Big data plus mapping equals opportunities to improve care, cut costs

Technology that not only aggregates a person's health data, but adds in publicly available information about where patients live, can help healthcare organizations achieve the Triple Aim of improving the care experience, improving care and cutting costs, according to an article at Health Affairs.

The Health Affairs article describes the geographic health information system used at the Duke University Health System, which combines not only 16 years' worth of health data on patients--it's the predominant provider in its county--but birth and death records, U.S. census demographic data, county tax-parcel data, crime and housing statistics, environmental data and more.

It allows users to map data about patients' living conditions, where they receive their care and the resources available to them locally, and describes three scenarios in which the maps this system provides have been used to improve care:

  • A project focused on reducing childhood lead exposure enabled the Durham County (N.C.) Health Department and community advocacy groups to pinpoint areas on which to focus their efforts. The system allowed them to combine county tax assessor data on housing conditions, blood lead screening data from clinic visits and census demographic data to set strategies of reaching out to mothers with homes in high-risk areas, hold screening clinics in those neighborhoods and go door-to-door with information about lead exposure. The county housing department used the model to prioritize how it would spend housing rehabilitation funds. It enabled parents to seek screening for their children and to press for better-quality housing.
  • In a project to reduce the use of emergency departments for primary care, researchers were able to map characteristics such as employment status, whether the person had insurance and other demographics to boost efforts to provide more appropriate, less-expensive alternatives close by.
  • In a project to improve diabetes care, researchers were able to map patients whose A1c was out of goal range. With that information, new individual and community-based diabetes intervention programs are being developed based on patients' neighborhood contexts. It pinpointed pockets of high-risk patients among whom modest improvements could mean big savings.

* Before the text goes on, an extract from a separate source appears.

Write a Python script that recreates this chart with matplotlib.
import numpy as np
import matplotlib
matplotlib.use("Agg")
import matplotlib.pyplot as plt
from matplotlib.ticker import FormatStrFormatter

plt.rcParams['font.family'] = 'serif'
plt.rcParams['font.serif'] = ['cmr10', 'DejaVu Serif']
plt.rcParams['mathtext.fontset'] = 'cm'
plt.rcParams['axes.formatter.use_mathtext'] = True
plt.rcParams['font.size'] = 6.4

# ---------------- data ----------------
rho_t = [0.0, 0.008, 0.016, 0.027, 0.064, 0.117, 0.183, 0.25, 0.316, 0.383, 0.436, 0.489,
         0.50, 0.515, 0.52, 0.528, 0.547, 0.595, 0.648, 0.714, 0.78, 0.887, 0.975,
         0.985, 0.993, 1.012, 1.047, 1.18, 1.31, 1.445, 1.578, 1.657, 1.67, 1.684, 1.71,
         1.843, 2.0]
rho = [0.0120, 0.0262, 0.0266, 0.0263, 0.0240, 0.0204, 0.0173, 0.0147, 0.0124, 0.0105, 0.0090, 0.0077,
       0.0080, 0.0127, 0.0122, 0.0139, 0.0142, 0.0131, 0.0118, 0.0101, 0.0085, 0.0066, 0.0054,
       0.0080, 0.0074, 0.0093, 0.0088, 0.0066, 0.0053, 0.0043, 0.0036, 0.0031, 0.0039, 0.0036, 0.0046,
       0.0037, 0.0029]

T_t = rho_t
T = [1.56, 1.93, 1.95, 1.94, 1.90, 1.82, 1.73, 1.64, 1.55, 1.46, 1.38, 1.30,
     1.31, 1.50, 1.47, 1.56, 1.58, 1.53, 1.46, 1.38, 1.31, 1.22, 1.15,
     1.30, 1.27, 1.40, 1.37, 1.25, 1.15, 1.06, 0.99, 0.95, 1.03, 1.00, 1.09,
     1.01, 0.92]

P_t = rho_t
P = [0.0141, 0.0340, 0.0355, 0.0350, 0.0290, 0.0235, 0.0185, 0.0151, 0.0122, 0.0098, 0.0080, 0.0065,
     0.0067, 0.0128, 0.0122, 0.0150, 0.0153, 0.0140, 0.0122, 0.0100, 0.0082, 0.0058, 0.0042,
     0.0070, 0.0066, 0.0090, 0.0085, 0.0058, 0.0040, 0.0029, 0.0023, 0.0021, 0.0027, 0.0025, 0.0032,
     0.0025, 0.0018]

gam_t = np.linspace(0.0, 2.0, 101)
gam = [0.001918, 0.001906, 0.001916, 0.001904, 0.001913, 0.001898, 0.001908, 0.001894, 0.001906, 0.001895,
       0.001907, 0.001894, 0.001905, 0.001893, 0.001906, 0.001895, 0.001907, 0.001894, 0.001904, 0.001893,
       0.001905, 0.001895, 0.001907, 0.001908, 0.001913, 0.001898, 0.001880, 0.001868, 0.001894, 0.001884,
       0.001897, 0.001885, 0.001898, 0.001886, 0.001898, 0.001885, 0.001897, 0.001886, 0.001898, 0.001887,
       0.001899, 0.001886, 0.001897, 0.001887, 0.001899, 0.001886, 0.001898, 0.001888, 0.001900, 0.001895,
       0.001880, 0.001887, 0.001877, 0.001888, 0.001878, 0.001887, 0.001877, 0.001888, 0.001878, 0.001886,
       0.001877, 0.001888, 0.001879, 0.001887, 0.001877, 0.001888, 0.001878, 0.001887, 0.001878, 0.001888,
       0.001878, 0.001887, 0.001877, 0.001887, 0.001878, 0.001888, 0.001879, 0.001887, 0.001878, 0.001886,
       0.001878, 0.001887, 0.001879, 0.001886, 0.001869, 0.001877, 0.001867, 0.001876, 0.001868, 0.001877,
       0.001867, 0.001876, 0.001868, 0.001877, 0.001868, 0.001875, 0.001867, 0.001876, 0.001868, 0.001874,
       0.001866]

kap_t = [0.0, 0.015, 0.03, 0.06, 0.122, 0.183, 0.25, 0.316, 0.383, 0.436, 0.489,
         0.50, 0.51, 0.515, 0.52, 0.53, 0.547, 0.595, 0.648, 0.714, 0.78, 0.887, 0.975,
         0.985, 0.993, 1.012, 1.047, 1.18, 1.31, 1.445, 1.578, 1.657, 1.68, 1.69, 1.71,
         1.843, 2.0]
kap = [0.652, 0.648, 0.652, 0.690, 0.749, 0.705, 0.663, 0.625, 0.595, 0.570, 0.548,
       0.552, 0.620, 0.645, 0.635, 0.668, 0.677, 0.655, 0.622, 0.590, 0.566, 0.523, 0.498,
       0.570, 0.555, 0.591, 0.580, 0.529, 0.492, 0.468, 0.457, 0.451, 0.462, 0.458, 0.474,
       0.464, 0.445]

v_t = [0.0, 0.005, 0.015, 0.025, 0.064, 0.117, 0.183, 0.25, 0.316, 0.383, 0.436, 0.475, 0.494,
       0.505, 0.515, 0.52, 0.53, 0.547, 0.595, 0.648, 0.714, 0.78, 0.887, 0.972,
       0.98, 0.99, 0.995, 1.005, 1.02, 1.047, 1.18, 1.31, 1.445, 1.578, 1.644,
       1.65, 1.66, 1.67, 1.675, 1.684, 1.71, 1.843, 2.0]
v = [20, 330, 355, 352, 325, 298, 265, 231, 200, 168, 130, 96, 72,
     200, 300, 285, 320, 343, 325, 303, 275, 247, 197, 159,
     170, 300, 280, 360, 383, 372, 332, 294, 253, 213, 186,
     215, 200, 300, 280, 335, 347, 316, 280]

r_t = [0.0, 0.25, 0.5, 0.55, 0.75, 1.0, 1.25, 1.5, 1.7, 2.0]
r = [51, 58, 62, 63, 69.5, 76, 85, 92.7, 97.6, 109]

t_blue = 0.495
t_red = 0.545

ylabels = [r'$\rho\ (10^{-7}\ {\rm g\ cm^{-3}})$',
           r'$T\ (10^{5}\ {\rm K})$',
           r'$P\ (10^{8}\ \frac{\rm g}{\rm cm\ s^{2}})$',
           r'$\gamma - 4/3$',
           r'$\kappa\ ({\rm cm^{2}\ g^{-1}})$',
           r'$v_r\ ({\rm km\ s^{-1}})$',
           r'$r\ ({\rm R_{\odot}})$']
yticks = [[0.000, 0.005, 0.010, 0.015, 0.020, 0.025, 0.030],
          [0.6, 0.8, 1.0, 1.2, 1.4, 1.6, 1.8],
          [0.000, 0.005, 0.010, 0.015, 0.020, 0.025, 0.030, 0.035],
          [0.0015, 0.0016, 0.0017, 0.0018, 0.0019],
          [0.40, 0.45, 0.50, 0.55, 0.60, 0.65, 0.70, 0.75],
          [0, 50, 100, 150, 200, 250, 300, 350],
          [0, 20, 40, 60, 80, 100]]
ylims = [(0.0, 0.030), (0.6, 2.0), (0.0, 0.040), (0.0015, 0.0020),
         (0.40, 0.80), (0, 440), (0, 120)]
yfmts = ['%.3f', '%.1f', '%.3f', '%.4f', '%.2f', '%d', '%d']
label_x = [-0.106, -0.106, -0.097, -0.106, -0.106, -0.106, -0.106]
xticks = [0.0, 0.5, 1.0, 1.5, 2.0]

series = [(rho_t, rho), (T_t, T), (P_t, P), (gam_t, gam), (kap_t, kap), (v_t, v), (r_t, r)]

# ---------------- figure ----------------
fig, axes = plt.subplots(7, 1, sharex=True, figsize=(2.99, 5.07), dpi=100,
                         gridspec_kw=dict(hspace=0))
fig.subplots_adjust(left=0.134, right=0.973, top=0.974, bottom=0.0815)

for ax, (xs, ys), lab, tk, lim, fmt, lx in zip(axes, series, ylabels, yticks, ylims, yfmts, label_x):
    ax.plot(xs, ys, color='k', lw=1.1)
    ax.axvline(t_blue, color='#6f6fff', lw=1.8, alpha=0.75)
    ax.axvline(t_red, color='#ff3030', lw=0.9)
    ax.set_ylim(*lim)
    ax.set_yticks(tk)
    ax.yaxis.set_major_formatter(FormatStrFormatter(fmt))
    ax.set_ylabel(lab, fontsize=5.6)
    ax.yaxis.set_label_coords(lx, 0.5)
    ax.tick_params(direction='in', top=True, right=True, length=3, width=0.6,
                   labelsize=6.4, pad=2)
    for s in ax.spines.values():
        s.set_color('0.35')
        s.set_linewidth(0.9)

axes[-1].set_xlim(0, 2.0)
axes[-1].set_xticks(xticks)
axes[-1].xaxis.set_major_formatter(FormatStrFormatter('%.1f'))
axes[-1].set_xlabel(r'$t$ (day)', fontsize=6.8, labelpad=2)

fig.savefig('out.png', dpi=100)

The data aggregation and mapping not only highlight opportunities to take action, but the ability to monitor progress on the individual, neighborhood and community level and to evaluate the impact of interventions, the researchers point out.

All the aggregation and mapping, however, requires enhanced skill in protecting patient privacy, the researchers said, especially when such maps are displayed in public.

A report by consulting firm McKinsey & Co. recently projected that data analytics could help U.S. citizens save as much as $450 billion in healthcare costs.

Efforts such as an algorithm that identifies diabetic patients in real time, and efforts to reach out to them are at the heart of population health management, Bonnie S. Cassidy, senior director of HIM innovation at Nuance Communications, wrote in an article about the emerging role of population health information management professionals. Such efforts could be effective in reaching patients who might not visit their doctors regularly.